» **Work instructions**: Retype word for word the first line of the listing and each line after it up to the line with "elinewidth=1.0, capsize=3.5, capthick=1.0, zorder=3)", with the pictures taken out.

» **Supplied material**:

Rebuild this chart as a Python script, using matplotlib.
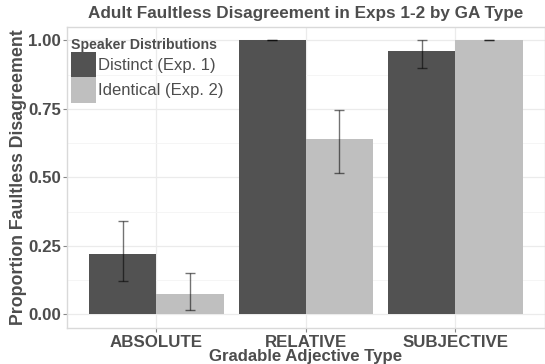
import numpy as np
import matplotlib
matplotlib.use("Agg")
import matplotlib.pyplot as plt
from matplotlib.ticker import MultipleLocator

categories = ["ABSOLUTE", "RELATIVE", "SUBJECTIVE"]
groups = ["Distinct (Exp. 1)", "Identical (Exp. 2)"]
distinct = [0.219, 1.00, 0.96]
distinct_lo = [0.121, 1.00, 0.90]
distinct_hi = [0.34, 1.00, 1.00]
identical = [0.075, 0.638, 1.00]
identical_lo = [0.0145, 0.516, 1.00]
identical_hi = [0.15, 0.744, 1.00]
yticks = [0.0, 0.25, 0.5, 0.75, 1.0]
ytick_labels = ['0.00', '0.25', '0.50', '0.75', '1.00']

plt.rcParams['font.family'] = ['Liberation Sans', 'DejaVu Sans']
txt = '#4d4d4d'

fig = plt.figure(figsize=(5.45, 3.64), dpi=100)
ax = fig.add_axes([0.1224, 0.099, 0.8776, 0.828])

x = np.arange(1, len(categories) + 1)
w = 0.45
cols = ['#525252', '#bfbfbf']
series = [(distinct, distinct_lo, distinct_hi), (identical, identical_lo, identical_hi)]
handles = []
for i, (vals, lo, hi) in enumerate(series):
    pos = x + (i - 0.5) * w
    vals = np.array(vals)
    b = ax.bar(pos, vals, width=w, color=cols[i], label=groups[i], zorder=2)
    handles.append(b)
    err = [vals - np.array(lo), np.array(hi) - vals]
    ax.errorbar(pos, vals, yerr=err, fmt='none', ecolor='black', alpha=0.55,
                elinewidth=1.0, capsize=3.5, capthick=1.0, zorder=3)

ax.set_xlim(0.4, 3.6)
ax.set_ylim(-0.05, 1.05)
ax.set_xticks(x)
ax.set_xticklabels(categories)
ax.set_yticks(yticks)
ax.set_yticklabels(ytick_labels)
ax.yaxis.set_minor_locator(MultipleLocator(0.125))
ax.grid(which='major', color='#ebebeb', lw=0.9, zorder=0)
ax.grid(which='minor', axis='y', color='#f4f4f4', lw=0.6, zorder=0)
ax.set_axisbelow(True)
for s in ax.spines.values():
    s.set_color('#d9d9d9')
    s.set_linewidth(1.0)
ax.tick_params(which='major', length=3, color='#888888', width=0.8, labelcolor=txt,
               labelsize=12.2)
ax.tick_params(which='minor', length=0)
ax.tick_params(axis='x', pad=2)
ax.tick_params(axis='y', pad=1)
for lab in ax.get_xticklabels() + ax.get_yticklabels():
    lab.set_fontweight('bold')

ax.set_title("Adult Faultless Disagreement in Exps 1-2 by GA Type", fontsize=12.3,
             fontweight='bold', color=txt, pad=6)
ax.set_xlabel("Gradable Adjective Type", fontsize=12.1, fontweight='bold', color=txt,
              labelpad=-1)
ax.set_ylabel("Proportion Faultless Disagreement", fontsize=12.8, fontweight='bold',
              color=txt, labelpad=1)

leg = ax.legend(handles=handles, title="Speaker Distributions", loc='upper left',
                bbox_to_anchor=(0.0, 0.975), frameon=False, fontsize=12,
                title_fontsize=10.2, handlelength=1.5, handleheight=1.95,
                labelspacing=0.0, handletextpad=0.15, borderpad=0.25,
                borderaxespad=0.0)
leg.get_title().set_fontweight('bold')
leg.get_title().set_color(txt)
leg._legend_box.align = 'left'
for t in leg.get_texts():
    t.set_color(txt)

fig.savefig('out.png', dpi=100)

» **Final result**:
Rebuild this chart as a Python script, using matplotlib.
import numpy as np
import matplotlib
matplotlib.use("Agg")
import matplotlib.pyplot as plt
from matplotlib.ticker import MultipleLocator

categories = ["ABSOLUTE", "RELATIVE", "SUBJECTIVE"]
groups = ["Distinct (Exp. 1)", "Identical (Exp. 2)"]
distinct = [0.219, 1.00, 0.96]
distinct_lo = [0.121, 1.00, 0.90]
distinct_hi = [0.34, 1.00, 1.00]
identical = [0.075, 0.638, 1.00]
identical_lo = [0.0145, 0.516, 1.00]
identical_hi = [0.15, 0.744, 1.00]
yticks = [0.0, 0.25, 0.5, 0.75, 1.0]
ytick_labels = ['0.00', '0.25', '0.50', '0.75', '1.00']

plt.rcParams['font.family'] = ['Liberation Sans', 'DejaVu Sans']
txt = '#4d4d4d'

fig = plt.figure(figsize=(5.45, 3.64), dpi=100)
ax = fig.add_axes([0.1224, 0.099, 0.8776, 0.828])

x = np.arange(1, len(categories) + 1)
w = 0.45
cols = ['#525252', '#bfbfbf']
series = [(distinct, distinct_lo, distinct_hi), (identical, identical_lo, identical_hi)]
handles = []
for i, (vals, lo, hi) in enumerate(series):
    pos = x + (i - 0.5) * w
    vals = np.array(vals)
    b = ax.bar(pos, vals, width=w, color=cols[i], label=groups[i], zorder=2)
    handles.append(b)
    err = [vals - np.array(lo), np.array(hi) - vals]
    ax.errorbar(pos, vals, yerr=err, fmt='none', ecolor='black', alpha=0.55,
                elinewidth=1.0, capsize=3.5, capthick=1.0, zorder=3)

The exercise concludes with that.